Alternatives to generator functions include list comprehensions and regular functions that return lists. However, these alternatives may not be as memory-efficient, especially for large datasets. List comprehensions create the entire list in memory at once, while generator functions generate values on demand. Itertools also provides many functions which can be used to create iterators for efficient data processing.

#List Comprehension
squares = [x*x for x in range(5)]
print(squares)

#Generator expression
squares_gen = (x*x for x in range(5))
print(list(squares_gen)) 

Pros

  • Memory efficiency: Generate values on demand, reducing memory consumption.
  • Lazy evaluation: Delay computation until values are needed.
  • Code readability: Provide a concise way to create iterators.
  • Modularity: Decouple data generation from consumption.

Cons

  • One-time iteration: Generator objects can only be iterated once.
  • Debugging complexity: Can be more challenging to debug than regular functions due to lazy evaluation.
  • Slight overhead: There may be a slight performance overhead compared to list comprehensions for small datasets.

FAQ

  • Can I reset a generator after it's exhausted?

    No, once a generator is exhausted, it cannot be reset.
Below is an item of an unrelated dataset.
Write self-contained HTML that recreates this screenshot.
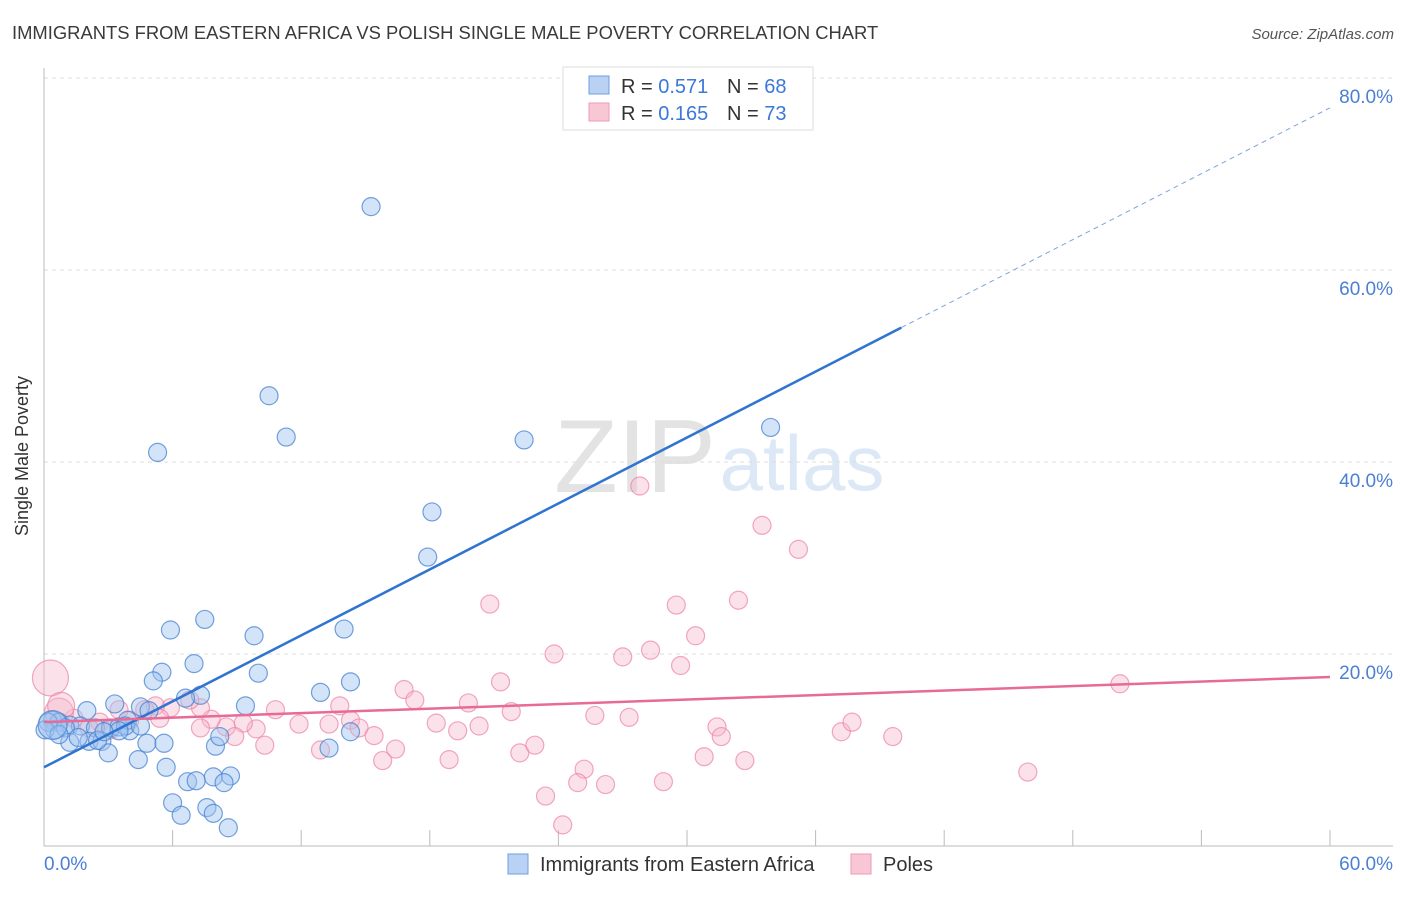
<!DOCTYPE html>
<html><head><meta charset="utf-8"><style>
body{margin:0;background:#fff;font-family:"Liberation Sans",sans-serif}
svg text{font-family:"Liberation Sans",sans-serif}
</style></head><body>
<svg id="chart" width="1406" height="892">
<text x="12" y="39" font-size="18.4" fill="#3a3a3a">IMMIGRANTS FROM EASTERN AFRICA VS POLISH SINGLE MALE POVERTY CORRELATION CHART</text>
<text x="1394" y="39" font-size="15" fill="#555" font-style="italic" text-anchor="end">Source: ZipAtlas.com</text>
<text x="28" y="456" font-size="18" fill="#333" transform="rotate(-90 28 456)" text-anchor="middle">Single Male Poverty</text>
<g><text x="635" y="492" font-size="104" fill="#e3e3e3" font-family="Liberation Serif" text-anchor="middle">ZIP</text><text x="802" y="490" font-size="78" fill="#dce8f6" text-anchor="middle">atlas</text></g>
<g id="grid"></g><g id="axes"></g><g id="pts"></g><g id="lines"></g>
<g>
<rect x="563" y="67" width="250" height="63" fill="#fff" stroke="#ddd"/>
<rect x="589" y="76" width="20" height="18" fill="#b9d2f4" stroke="#6d9ee0"/>
<rect x="589" y="103" width="20" height="18" fill="#f9c6d5" stroke="#ee9ab5"/>
<text x="621" y="93" font-size="20" fill="#333">R = <tspan fill="#3b78d8">0.571</tspan></text>
<text x="727" y="93" font-size="20" fill="#333">N = <tspan fill="#3b78d8">68</tspan></text>
<text x="621" y="120" font-size="20" fill="#333">R = <tspan fill="#3b78d8">0.165</tspan></text>
<text x="727" y="120" font-size="20" fill="#333">N = <tspan fill="#3b78d8">73</tspan></text>
</g>
<g>
<rect x="508" y="854" width="20" height="20" fill="#b9d2f4" stroke="#6d9ee0"/>
<text x="540" y="871" font-size="20" fill="#333">Immigrants from Eastern Africa</text>
<rect x="851" y="854" width="20" height="20" fill="#f9c6d5" stroke="#ee9ab5"/>
<text x="883" y="871" font-size="20" fill="#333">Poles</text>
</g>
</svg>
<script>
const blueX=[15.26,10.5,11.3,5.3,22.4,33.9,18.1,17.9,7.5,5.9,9.8,14.0,7.0,5.5,5.1,10.0,12.9,14.3,7.3,6.6,3.3,4.5,2.0,9.4,4.9,0.4,0.7,1.2,1.7,2.4,3.1,3.5,4.0,0.5,1.0,2.1,2.7,1.2,4.8,5.6,8.0,8.2,3.0,4.4,5.7,13.3,14.3,7.9,6.7,7.1,8.7,8.4,6.0,6.4,7.6,7.9,8.6,0.2,0.05,3.9,3.8,2.5,1.6,4.5,3.5,2.8,0.7,0.4];
const blueY=[66.6,46.9,42.6,41.0,42.3,43.6,34.8,30.1,23.6,22.5,21.9,22.6,19.0,18.1,17.2,18.0,16.0,17.1,15.7,15.4,14.8,14.5,14.1,14.6,14.1,13.1,12.9,12.6,12.5,12.3,12.3,12.4,12.0,12.1,12.3,10.9,10.9,10.8,10.7,10.7,10.4,11.4,9.7,9.0,8.2,10.2,11.9,7.2,6.7,6.8,7.3,6.6,4.5,3.2,4.0,3.4,1.9,12.9,12.1,13.1,12.5,11.0,11.3,12.5,12.0,11.9,11.6,12.6];
const blueSize=[1,1,1,1,1,1,1,1,1,1,1,1,1,1,1,1,1,1,1,1,1,1,1,1,1,1,1,1,1,1,1,1,1,1,1,1,1,1,1,1,1,1,1,1,1,1,1,1,1,1,1,1,1,1,1,1,1,1,1,1,1,1,1,1,1,1,1,1.6];
const pinkX=[27.8,33.5,35.2,20.8,29.5,32.4,30.4,23.8,27.0,28.3,29.7,21.3,16.8,17.3,19.8,21.8,25.7,27.3,18.3,19.3,20.3,13.8,14.3,10.8,11.9,13.3,14.7,15.4,9.9,9.3,8.5,7.8,7.3,5.9,5.2,4.7,4.0,3.5,2.6,2.1,1.4,0.7,0.3,0.8,8.9,10.3,12.9,16.4,18.9,22.2,22.9,15.8,25.2,24.9,26.2,23.4,24.2,28.9,30.8,31.4,31.6,32.7,37.2,37.7,39.6,45.9,50.2,6.8,3.1,5.4,7.3];
const pinkY=[37.5,33.4,30.9,25.2,25.1,25.6,21.9,20.0,19.7,20.4,18.8,17.1,16.3,15.2,14.9,14.0,13.6,13.4,12.8,12.0,12.5,14.6,13.1,14.2,12.7,12.7,12.3,11.5,12.2,12.8,12.4,13.2,14.4,14.4,14.6,14.2,13.1,14.2,12.9,12.3,13.3,13.9,17.5,14.6,11.4,10.5,10.0,10.1,9.0,9.7,10.5,8.9,8.0,6.6,6.4,5.2,2.2,6.7,9.3,12.4,11.4,8.9,11.9,12.9,11.4,7.7,16.9,15.2,12.1,13.3,12.3];
const pinkSize=[1,1,1,1,1,1,1,1,1,1,1,1,1,1,1,1,1,1,1,1,1,1,1,1,1,1,1,1,1,1,1,1,1,1,1,1,1,1,1,1,1,1.6,2,1.5,1,1,1,1,1,1,1,1,1,1,1,1,1,1,1,1,1,1,1,1,1,1,1,1,1,1,1];
const xTicks=[0,60];
const yTicks=[20,40,60,80];
const blueTrend=[8.2,76.9];
const pinkTrend=[12.9,17.6];
const NS='http://www.w3.org/2000/svg';
const sx=v=>44+v*1286/60;
const sy=v=>846-v*9.6;
function mk(t,a,p){const e=document.createElementNS(NS,t);for(const k in a)e.setAttribute(k,a[k]);p.appendChild(e);return e;}
const grid=document.getElementById('grid'),axes=document.getElementById('axes'),pts=document.getElementById('pts'),lines=document.getElementById('lines');
yTicks.forEach(v=>{
const l=mk('line',{x1:44,x2:1393,y1:sy(v),y2:sy(v),stroke:'#ddd','stroke-dasharray':'4,4'},grid);


const t=mk('text',{x:1393,y:sy(v)+25,'font-size':19,fill:'#4a7fd4','text-anchor':'end'},axes);t.textContent=v.toFixed(1)+'%';


});
const ax=mk('line',{x1:44,x2:44,y1:68,y2:846,stroke:'#bbb'},axes);


const bx=mk('line',{x1:44,x2:1393,y1:846,y2:846,stroke:'#bbb'},axes);


for(let i=1;i<=10;i++){const tk=mk('line',{x1:sx(i*6),x2:sx(i*6),y1:830,y2:846,stroke:'#bbb'},axes);

}
xTicks.forEach((v,i)=>{const t=mk('text',{x:i?1393:44,y:870,'font-size':19,fill:'#4a7fd4','text-anchor':i?'end':'start'},axes);t.textContent=v.toFixed(1)+'%';

});
function dots(X,Y,S,fill,stroke,name){X.forEach((x,i)=>{const c=mk('circle',{cx:sx(x),cy:sy(Y[i]),r:9*S[i],fill:fill,stroke:stroke,'stroke-width':1.2},pts);

});}
dots(pinkX,pinkY,pinkSize,'rgba(246,182,202,0.4)','rgba(236,130,165,0.7)','poles-point');
dots(blueX,blueY,blueSize,'rgba(160,196,240,0.45)','rgba(70,130,210,0.75)','eastern-africa-point');
const bAt=x=>blueTrend[0]+(blueTrend[1]-blueTrend[0])*x/60;
const l1=mk('line',{x1:sx(0),y1:sy(bAt(0)),x2:sx(40),y2:sy(bAt(40)),stroke:'#2f74d0','stroke-width':2.5},lines);


const l2=mk('line',{x1:sx(40),y1:sy(bAt(40)),x2:sx(60),y2:sy(bAt(60)),stroke:'#7aa6e0','stroke-width':1,'stroke-dasharray':'5,4'},lines);


const l3=mk('line',{x1:sx(0),y1:sy(pinkTrend[0]),x2:sx(60),y2:sy(pinkTrend[1]),stroke:'#e86a96','stroke-width':2.5},lines);


</script>
</body></html>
You need to create a new generator object to iterate over the sequence again.
  • Can I use a return statement in a generator function?

    Yes, you can use a return statement to explicitly terminate the generator. When a return statement is encountered, the generator is exhausted and raises a StopIteration exception.
  • Are generator expressions the same as generator functions?

    Generator expressions are a concise way to create anonymous generator functions. They are similar to list comprehensions, but they return a generator object instead of a list. For example, (x*x for x in range(10)) is a generator expression.